DIRECTION.
Find the lines that hold the word "this" and return them.
---- RECORDS SHOWN
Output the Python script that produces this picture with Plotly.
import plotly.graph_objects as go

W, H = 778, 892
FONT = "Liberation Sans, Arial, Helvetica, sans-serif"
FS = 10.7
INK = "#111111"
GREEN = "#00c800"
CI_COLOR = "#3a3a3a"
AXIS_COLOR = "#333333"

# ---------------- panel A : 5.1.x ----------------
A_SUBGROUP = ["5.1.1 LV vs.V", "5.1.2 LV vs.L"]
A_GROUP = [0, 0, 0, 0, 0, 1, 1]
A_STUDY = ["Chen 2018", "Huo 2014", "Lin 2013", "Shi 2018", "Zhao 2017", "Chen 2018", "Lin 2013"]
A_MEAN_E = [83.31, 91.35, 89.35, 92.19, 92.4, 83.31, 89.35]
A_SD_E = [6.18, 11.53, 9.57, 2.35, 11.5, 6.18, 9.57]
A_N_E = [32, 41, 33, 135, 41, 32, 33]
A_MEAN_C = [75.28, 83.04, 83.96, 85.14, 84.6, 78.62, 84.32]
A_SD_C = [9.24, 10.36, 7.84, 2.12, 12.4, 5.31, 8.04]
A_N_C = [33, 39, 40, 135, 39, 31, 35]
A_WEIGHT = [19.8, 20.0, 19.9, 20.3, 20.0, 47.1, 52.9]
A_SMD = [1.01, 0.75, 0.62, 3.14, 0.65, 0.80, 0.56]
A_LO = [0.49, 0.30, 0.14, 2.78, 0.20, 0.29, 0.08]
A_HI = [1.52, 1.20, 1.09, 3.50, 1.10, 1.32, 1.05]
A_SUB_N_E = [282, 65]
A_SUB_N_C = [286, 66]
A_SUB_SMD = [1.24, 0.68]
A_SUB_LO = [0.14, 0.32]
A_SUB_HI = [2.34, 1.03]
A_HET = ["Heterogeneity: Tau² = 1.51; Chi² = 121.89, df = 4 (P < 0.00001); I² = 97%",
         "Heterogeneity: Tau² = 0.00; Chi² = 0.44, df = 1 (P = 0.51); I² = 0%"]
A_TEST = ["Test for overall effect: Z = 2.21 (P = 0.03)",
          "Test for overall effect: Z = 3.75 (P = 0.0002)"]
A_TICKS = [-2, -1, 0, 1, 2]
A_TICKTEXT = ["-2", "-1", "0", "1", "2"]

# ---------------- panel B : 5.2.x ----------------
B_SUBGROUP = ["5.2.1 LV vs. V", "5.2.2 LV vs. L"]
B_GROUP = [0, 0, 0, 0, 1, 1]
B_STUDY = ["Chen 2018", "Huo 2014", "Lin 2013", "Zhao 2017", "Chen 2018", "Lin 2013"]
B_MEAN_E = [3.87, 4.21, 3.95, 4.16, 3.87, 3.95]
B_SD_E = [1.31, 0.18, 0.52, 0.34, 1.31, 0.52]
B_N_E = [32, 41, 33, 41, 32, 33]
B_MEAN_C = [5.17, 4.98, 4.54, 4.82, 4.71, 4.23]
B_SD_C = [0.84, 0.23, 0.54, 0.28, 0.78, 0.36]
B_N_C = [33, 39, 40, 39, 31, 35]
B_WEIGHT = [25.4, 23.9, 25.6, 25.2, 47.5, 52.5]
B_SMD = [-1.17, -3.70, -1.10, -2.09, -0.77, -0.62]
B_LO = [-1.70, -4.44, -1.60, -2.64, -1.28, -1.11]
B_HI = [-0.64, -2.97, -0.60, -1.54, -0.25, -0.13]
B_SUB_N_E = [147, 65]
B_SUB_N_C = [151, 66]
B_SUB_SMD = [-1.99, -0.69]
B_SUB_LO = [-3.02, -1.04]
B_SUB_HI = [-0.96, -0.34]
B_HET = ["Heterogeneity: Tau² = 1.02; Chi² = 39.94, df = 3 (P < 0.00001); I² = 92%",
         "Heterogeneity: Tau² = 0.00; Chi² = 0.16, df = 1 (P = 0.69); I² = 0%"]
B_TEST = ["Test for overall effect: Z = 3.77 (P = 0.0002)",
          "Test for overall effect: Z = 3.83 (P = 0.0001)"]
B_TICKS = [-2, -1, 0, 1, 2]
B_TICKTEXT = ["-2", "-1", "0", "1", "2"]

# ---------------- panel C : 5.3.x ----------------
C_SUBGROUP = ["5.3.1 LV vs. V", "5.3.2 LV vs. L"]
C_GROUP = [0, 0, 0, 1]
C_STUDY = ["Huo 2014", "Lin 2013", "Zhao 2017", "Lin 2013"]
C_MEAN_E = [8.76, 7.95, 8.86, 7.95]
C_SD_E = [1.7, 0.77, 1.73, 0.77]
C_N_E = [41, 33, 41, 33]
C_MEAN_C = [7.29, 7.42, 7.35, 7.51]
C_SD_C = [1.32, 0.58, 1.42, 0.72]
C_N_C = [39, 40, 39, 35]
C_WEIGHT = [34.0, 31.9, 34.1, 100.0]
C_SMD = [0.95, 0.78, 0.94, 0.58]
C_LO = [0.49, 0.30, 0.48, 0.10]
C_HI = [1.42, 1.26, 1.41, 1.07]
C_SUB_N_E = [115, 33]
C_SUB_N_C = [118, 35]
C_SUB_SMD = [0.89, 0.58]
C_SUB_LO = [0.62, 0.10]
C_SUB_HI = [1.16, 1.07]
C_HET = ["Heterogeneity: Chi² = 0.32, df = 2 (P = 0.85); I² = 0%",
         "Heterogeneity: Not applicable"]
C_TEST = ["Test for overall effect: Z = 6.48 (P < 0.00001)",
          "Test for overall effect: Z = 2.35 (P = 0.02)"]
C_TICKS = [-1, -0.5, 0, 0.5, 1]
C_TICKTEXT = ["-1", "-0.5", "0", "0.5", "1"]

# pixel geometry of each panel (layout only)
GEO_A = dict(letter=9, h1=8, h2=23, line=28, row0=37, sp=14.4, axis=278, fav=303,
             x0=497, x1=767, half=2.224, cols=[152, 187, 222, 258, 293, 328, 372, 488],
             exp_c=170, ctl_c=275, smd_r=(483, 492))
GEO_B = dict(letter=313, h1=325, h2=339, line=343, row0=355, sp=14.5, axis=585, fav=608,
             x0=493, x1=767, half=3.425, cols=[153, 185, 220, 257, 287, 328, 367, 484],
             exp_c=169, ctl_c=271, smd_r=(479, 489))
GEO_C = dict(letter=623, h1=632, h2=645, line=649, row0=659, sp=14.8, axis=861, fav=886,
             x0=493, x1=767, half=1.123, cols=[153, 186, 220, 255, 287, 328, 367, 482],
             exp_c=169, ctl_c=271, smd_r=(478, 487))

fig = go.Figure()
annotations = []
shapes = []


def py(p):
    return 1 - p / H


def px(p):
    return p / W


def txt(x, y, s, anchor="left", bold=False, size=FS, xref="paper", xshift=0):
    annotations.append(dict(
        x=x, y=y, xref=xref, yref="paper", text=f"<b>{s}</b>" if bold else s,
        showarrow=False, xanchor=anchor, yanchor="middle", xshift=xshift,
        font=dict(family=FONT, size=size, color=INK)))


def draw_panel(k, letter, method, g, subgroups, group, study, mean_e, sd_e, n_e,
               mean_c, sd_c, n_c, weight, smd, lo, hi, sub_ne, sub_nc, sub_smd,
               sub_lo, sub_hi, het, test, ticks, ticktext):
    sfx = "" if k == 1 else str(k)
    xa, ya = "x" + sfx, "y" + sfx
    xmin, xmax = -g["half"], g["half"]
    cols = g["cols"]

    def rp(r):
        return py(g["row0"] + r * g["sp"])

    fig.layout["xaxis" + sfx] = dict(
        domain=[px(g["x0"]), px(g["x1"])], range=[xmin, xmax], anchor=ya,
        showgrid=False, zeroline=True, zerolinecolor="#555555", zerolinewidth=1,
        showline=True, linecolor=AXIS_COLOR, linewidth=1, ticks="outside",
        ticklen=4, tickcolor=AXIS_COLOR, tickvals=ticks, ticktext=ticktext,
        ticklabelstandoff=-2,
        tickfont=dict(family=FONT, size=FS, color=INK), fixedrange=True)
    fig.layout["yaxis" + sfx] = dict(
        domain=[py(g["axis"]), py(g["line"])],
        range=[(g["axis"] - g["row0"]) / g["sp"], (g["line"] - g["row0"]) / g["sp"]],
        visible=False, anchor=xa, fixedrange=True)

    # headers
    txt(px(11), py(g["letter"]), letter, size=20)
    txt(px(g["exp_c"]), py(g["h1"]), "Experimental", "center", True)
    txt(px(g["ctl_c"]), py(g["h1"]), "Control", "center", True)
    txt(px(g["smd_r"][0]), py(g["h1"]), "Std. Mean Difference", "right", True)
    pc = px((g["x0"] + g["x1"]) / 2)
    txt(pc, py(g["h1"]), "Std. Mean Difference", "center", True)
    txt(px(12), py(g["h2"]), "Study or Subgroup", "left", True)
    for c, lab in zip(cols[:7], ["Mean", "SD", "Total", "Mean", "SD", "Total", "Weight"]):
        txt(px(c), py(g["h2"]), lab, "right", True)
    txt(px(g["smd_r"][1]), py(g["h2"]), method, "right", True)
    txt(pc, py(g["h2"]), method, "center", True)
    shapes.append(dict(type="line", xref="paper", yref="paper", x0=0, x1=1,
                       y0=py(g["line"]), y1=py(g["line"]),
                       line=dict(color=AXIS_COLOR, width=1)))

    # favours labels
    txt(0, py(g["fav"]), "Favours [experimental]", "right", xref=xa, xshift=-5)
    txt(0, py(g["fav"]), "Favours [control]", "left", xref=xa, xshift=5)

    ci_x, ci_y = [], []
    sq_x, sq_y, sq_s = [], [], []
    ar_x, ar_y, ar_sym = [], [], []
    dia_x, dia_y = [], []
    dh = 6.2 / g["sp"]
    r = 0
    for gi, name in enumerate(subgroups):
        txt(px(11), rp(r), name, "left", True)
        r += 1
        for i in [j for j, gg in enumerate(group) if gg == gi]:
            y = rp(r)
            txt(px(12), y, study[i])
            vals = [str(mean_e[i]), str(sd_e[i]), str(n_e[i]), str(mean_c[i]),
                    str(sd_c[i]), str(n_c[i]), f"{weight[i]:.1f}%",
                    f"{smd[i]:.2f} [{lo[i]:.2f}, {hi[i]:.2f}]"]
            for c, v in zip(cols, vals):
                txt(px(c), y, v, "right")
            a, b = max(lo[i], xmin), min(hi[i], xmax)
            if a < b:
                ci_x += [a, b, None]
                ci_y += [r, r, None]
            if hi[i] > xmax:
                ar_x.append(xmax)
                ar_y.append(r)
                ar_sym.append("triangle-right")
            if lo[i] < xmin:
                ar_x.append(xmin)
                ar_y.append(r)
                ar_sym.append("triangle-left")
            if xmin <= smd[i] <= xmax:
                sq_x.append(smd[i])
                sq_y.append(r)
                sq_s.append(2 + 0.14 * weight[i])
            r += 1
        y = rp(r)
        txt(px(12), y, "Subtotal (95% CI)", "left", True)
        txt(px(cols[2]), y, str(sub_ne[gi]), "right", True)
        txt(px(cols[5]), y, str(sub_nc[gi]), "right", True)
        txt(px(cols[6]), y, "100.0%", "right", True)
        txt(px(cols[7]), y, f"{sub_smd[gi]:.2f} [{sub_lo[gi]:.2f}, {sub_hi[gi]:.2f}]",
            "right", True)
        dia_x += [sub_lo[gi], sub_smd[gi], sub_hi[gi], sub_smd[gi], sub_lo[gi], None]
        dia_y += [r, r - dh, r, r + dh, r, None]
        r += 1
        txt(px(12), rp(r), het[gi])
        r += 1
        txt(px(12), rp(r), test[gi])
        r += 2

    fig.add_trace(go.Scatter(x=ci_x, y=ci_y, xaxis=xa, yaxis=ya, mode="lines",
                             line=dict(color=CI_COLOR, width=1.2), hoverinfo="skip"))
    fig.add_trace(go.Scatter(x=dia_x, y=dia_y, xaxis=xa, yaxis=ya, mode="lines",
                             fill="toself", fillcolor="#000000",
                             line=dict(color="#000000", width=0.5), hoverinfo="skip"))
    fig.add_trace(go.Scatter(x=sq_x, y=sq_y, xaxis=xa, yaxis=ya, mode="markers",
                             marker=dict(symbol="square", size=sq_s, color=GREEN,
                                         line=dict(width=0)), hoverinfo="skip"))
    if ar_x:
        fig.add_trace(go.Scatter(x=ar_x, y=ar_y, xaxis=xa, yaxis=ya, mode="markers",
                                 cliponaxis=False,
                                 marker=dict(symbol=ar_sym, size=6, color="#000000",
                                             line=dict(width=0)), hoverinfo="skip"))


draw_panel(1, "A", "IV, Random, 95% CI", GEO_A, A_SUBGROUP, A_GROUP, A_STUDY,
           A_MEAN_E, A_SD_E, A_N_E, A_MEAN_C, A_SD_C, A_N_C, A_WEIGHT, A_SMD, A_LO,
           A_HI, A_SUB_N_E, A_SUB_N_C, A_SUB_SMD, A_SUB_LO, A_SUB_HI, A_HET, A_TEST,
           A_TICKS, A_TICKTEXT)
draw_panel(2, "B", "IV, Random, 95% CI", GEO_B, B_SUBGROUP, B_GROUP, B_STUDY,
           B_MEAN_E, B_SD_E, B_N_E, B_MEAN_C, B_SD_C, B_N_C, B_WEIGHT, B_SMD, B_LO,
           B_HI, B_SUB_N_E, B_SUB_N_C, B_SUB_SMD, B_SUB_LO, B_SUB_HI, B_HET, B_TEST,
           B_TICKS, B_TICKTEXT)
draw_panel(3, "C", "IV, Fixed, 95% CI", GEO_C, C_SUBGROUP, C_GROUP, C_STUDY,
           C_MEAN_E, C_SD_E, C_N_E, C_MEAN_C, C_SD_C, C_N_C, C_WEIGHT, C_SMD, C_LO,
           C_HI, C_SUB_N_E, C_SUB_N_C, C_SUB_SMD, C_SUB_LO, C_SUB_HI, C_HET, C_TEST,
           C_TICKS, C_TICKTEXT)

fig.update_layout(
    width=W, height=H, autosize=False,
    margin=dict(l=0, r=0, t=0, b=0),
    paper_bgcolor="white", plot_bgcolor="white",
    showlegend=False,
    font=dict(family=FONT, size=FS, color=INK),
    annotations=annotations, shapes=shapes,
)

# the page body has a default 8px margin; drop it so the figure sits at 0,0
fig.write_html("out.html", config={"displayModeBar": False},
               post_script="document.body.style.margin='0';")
--------
---- RECORDS SHOWN
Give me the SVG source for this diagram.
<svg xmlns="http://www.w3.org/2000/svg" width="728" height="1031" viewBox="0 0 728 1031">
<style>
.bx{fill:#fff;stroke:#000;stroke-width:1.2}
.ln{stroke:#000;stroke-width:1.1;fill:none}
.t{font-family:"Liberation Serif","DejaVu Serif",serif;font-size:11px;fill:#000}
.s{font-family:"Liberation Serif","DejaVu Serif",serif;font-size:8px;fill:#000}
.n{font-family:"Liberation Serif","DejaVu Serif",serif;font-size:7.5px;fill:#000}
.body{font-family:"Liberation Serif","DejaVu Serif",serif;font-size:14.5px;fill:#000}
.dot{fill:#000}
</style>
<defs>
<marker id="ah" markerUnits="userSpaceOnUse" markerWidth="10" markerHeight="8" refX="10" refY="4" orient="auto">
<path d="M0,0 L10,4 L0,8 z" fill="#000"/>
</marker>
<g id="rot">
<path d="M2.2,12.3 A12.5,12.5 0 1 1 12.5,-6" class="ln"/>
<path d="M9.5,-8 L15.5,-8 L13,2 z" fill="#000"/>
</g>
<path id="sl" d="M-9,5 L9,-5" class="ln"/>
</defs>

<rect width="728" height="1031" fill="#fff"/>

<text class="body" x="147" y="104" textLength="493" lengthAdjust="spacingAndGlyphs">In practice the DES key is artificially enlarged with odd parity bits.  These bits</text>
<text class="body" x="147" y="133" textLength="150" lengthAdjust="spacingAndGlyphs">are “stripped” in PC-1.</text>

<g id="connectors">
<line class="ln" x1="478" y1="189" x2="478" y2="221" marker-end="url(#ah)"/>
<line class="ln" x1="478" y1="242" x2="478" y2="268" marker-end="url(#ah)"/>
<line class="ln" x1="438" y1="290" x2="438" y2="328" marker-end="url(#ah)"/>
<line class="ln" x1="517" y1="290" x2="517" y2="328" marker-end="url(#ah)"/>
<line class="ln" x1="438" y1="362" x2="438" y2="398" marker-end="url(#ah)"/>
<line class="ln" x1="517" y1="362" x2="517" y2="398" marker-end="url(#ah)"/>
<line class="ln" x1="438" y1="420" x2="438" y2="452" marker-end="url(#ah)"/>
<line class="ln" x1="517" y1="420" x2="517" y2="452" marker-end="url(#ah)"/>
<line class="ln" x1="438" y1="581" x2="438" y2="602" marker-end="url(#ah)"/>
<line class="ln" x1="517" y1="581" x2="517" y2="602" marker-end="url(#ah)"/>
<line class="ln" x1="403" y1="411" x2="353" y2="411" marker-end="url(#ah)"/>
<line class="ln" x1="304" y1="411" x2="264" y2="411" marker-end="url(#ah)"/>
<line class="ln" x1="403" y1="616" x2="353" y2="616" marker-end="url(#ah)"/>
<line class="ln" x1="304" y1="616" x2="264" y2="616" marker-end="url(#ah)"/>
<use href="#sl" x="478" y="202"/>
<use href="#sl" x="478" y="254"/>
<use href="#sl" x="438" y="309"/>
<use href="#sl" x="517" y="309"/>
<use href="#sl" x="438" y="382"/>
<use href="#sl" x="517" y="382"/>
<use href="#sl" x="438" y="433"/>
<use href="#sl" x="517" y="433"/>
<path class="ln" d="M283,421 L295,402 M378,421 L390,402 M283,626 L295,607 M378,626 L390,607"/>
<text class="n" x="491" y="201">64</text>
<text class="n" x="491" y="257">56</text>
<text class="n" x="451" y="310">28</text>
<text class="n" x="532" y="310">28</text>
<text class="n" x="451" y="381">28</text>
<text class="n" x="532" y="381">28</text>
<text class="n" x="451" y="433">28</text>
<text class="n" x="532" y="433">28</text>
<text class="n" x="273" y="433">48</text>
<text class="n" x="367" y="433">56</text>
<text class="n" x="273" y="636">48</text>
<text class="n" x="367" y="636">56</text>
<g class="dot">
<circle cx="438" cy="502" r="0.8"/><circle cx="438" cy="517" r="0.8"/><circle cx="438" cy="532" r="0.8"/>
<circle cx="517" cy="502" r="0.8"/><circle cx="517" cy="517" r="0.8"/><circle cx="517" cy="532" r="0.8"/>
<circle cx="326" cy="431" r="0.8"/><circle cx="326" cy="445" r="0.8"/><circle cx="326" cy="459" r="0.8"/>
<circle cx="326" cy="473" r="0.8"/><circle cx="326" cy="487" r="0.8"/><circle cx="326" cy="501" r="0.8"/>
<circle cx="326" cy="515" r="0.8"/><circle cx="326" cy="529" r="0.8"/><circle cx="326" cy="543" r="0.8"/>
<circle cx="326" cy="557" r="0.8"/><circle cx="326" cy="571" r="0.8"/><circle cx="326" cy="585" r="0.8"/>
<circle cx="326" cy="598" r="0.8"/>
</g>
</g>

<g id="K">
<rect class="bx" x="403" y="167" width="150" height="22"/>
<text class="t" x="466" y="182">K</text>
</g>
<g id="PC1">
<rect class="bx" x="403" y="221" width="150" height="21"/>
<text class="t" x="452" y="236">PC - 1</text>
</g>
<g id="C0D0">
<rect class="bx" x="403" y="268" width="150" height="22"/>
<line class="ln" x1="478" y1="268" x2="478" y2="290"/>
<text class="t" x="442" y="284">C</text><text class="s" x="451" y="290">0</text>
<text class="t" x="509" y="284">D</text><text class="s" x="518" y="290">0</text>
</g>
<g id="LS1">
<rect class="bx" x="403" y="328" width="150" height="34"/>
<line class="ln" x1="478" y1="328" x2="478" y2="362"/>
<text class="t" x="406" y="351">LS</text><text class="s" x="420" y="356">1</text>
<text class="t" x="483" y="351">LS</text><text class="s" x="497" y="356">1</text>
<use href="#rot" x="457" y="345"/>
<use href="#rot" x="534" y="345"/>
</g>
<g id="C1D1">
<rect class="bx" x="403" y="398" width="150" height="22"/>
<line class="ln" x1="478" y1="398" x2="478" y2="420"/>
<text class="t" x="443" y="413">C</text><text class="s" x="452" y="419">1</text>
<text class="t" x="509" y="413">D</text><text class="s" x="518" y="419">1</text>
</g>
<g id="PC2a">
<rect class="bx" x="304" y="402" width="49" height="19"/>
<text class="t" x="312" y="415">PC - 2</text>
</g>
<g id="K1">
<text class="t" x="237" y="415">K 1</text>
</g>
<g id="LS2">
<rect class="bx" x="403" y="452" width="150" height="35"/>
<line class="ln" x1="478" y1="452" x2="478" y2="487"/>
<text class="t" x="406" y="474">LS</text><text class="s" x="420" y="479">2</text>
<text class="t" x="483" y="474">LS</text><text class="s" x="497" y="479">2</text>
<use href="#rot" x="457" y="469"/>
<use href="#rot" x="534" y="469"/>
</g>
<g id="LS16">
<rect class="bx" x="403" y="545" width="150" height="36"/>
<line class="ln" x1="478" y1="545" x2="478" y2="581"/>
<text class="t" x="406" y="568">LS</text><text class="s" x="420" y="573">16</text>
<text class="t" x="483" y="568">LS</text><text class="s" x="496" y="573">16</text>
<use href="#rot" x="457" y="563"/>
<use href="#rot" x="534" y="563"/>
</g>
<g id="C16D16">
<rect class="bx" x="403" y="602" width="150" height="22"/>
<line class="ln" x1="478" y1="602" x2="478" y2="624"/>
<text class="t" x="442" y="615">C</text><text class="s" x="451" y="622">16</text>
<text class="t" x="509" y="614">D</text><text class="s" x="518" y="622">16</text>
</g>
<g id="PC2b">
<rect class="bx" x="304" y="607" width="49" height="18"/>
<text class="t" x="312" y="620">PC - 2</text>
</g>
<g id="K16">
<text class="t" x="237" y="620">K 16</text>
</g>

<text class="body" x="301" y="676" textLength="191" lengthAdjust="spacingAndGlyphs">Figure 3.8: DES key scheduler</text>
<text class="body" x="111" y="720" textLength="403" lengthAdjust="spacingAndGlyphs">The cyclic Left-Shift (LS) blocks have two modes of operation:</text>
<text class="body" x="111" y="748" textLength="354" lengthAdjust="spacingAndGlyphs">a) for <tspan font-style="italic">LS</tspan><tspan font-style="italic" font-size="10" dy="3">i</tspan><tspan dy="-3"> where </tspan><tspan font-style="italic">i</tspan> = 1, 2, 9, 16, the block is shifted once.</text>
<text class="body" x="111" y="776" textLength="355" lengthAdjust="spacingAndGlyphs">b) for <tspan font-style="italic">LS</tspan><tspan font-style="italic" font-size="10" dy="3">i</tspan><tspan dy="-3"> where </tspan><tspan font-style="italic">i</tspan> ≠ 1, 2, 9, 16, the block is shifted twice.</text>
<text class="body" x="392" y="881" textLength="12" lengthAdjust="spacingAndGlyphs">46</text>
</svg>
--------
EXERCISE RESULT.
Output the Python script that produces this picture with Plotly.
Give me the SVG source for this diagram.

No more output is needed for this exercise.